TNFD published its recommendations in September 2023, providing a risk management and disclosure framework for nature-related impacts, dependencies, risks and opportunities. Among other things, TNFD recommends companies disclose metrics and targets used to assess and manage material risks and disclose the effects of nature-related dependencies and impacts on business strategy and financial planning.
320 companies across 46 countries have committed to start making TNFD-aligned disclosures by 2025, including Bank of America, Moody’s and Standard Chartered.
In April, the International Sustainability Standards Board (ISSB) also revealed it is commencing research on nature-related risks and opportunities, with the view to establish a voluntary corporate reporting framework, drawing from TNFD guidance.
SBTN is also in the first stage of a multi-year plan to provide companies with science-based targets for nature.
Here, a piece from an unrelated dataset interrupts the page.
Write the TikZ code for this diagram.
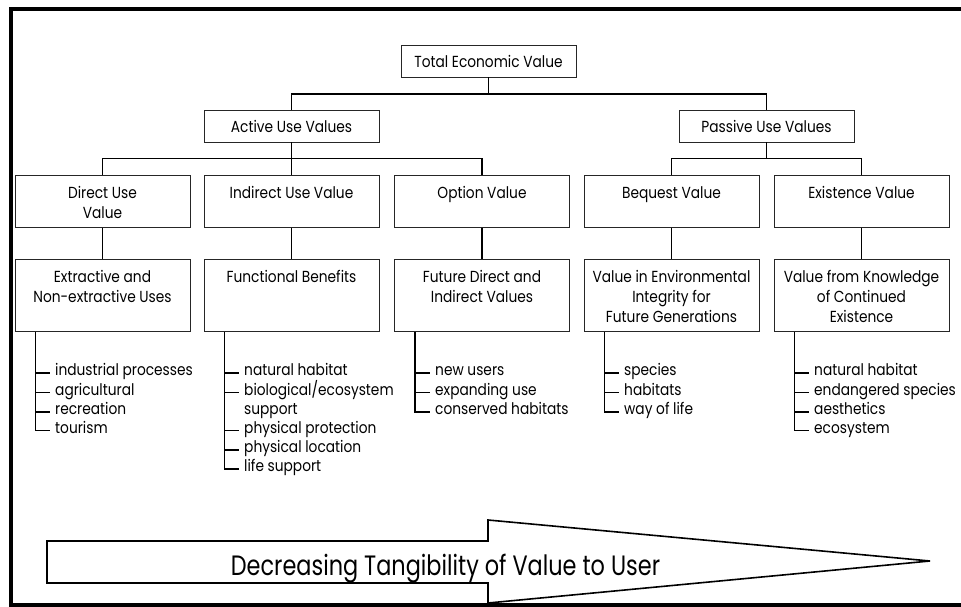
\documentclass[tikz,border=0pt]{standalone}
\usepackage{fontspec}
\setmainfont[FakeStretch=0.86]{Poppins}
\newfontfamily\arrowfont[FakeStretch=0.8]{Poppins}
\usepackage{tikz}
\usetikzlibrary{calc}

\newcommand{\boxtxt}[2]{\parbox[c][#1][t]{165pt}{\centering\vspace*{9pt}\strut#2}}

\begin{document}
\begin{tikzpicture}[x=1pt,y=-1pt,
		every node/.style={font=\fontsize{16}{20}\selectfont},
		valbox/.style={draw=black!85,line width=0.9pt,anchor=north,inner xsep=5pt,inner ysep=0pt},
		headbox/.style={draw=black!85,line width=0.9pt,minimum width=175pt,minimum height=32pt,inner sep=0pt},
		item/.style={anchor=mid west,inner xsep=5pt,inner ysep=1pt},
		link/.style={line width=1.8pt}]
		\useasboundingbox (0,0) rectangle (961,607);
		\draw[line width=4pt](961,9) -- (10.5,9) -- (10.5,605) -- (961,605);
		
		\node[headbox](tev) at (488.5,61) {Total Economic Value};
		\node[headbox](active) at (291.5,126) {Active Use Values};
		\node[headbox](passive) at (766.5,126) {Passive Use Values};
		
		\node[valbox](direct) at (102.5,175) {\boxtxt{52pt}{Direct Use\\Value}};
		\node[valbox](indirect) at (291.5,175) {\boxtxt{52pt}{Indirect Use Value}};
		\node[valbox](option) at (482,175) {\boxtxt{52pt}{Option Value}};
		\node[valbox](bequest) at (671.5,175) {\boxtxt{52pt}{Bequest Value}};
		\node[valbox](exist) at (861.5,175) {\boxtxt{52pt}{Existence Value}};
		
		\node[valbox](extract) at (102.5,259) {\boxtxt{72pt}{Extractive and\\Non-extractive Uses}};
		\node[valbox](benefit) at (291.5,259) {\boxtxt{72pt}{Functional Benefits}};
		\node[valbox](future) at (482,259) {\boxtxt{72pt}{Future Direct and\\Indirect Values}};
		\node[valbox](integr) at (671.5,259) {\boxtxt{72pt}{Value in Environmental\\Integrity for\\Future Generations}};
		\node[valbox](knowl) at (861.5,259) {\boxtxt{72pt}{Value from Knowledge\\of Continued\\Existence}};
		
		\draw[link](tev.south) -- ++(0,16.5) coordinate(tbar) -| (active.north);
		\draw[link](tbar) -| (passive.north);
		\draw[link](active.south) -- ++(0,16) coordinate(abar) -| (direct.north);
		\draw[link](abar) -| (option.north);
		\draw[link](abar) -- (indirect.north);
		\draw[link](passive.south) -- ++(0,16) coordinate(pbar) -| (bequest.north);
		\draw[link](pbar) -| (exist.north);
		
		\draw[link](direct.south) -- (extract.north);
		\draw[link](indirect.south) -- (benefit.north);
		\draw[link](option.south) -- (future.north);
		\draw[link](bequest.south) -- (integr.north);
		\draw[link](exist.south) -- (knowl.north);
		
		\node[item](d1) at (50,373) {industrial processes};
		\node[item](d2) at (50,392.5) {agricultural};
		\node[item](d3) at (50,412) {recreation};
		\node[item](d4) at (50,430.5) {tourism};
		\draw[link](extract.south west) ++(21,0) coordinate(dl) |- (d4.mid west);
		\draw[link](dl |- d1.mid west) -- (d1.mid west);
		\draw[link](dl |- d2.mid west) -- (d2.mid west);
		\draw[link](dl |- d3.mid west) -- (d3.mid west);
		
		\node[item](i1) at (239,373) {natural habitat};
		\node[item](i2) at (239,392.5) {biological/ecosystem};
		\node[item](i3) at (239,412) {support};
		\node[item](i4) at (239,430.5) {physical protection};
		\node[item](i5) at (239,450) {physical location};
		\node[item](i6) at (239,469) {life support};
		\draw[link](benefit.south west) ++(21,0) coordinate(il) |- (i6.mid west);
		\draw[link](il |- i1.mid west) -- (i1.mid west);
		\draw[link](il |- i2.mid west) -- (i2.mid west);
		\draw[link](il |- i4.mid west) -- (i4.mid west);
		\draw[link](il |- i5.mid west) -- (i5.mid west);
		
		\node[item](o1) at (430,373) {new users};
		\node[item](o2) at (430,392.5) {expanding use};
		\node[item](o3) at (430,412) {conserved habitats};
		\draw[link](future.south west) ++(21,0) coordinate(ol) |- (o3.mid west);
		\draw[link](ol |- o1.mid west) -- (o1.mid west);
		\draw[link](ol |- o2.mid west) -- (o2.mid west);
		
		\node[item](b1) at (619,373) {species};
		\node[item](b2) at (619,392.5) {habitats};
		\node[item](b3) at (619,412) {way of life};
		\draw[link](integr.south west) ++(21,0) coordinate(bl) |- (b3.mid west);
		\draw[link](bl |- b1.mid west) -- (b1.mid west);
		\draw[link](bl |- b2.mid west) -- (b2.mid west);
		
		\node[item](e1) at (809,373) {natural habitat};
		\node[item](e2) at (809,392.5) {endangered species};
		\node[item](e3) at (809,412) {aesthetics};
		\node[item](e4) at (809,430.5) {ecosystem};
		\draw[link](knowl.south west) ++(21,0) coordinate(el) |- (e4.mid west);
		\draw[link](el |- e1.mid west) -- (e1.mid west);
		\draw[link](el |- e2.mid west) -- (e2.mid west);
		\draw[link](el |- e3.mid west) -- (e3.mid west);
		
		\draw[line width=1.6pt](47,541) -- (488,541) -- (488,520) -- (930,561) -- (488,603) -- (488,583) -- (47,583) -- cycle;
		\node[anchor=base,font=\arrowfont\fontsize{28}{30}\selectfont](tang) at (445.5,575) {Decreasing Tangibility of Value to User};
	\end{tikzpicture}
\end{document}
The guide provides insight on sector-level materiality assessments and target-setting, with additional guidance governing disclosures expected in 2025.
“I would recommend that companies begin with one portion of their supply chain. Use a framework that is close to what they are familiar with – so if they currently use TCFD, they could use TNFD for nature reporting – and apply that framework to one component of their supply chain,” Shalit told DMI. “Running pilots will help them understand the framework, and how to begin putting nature management into their company governance, operations and risk assessment.”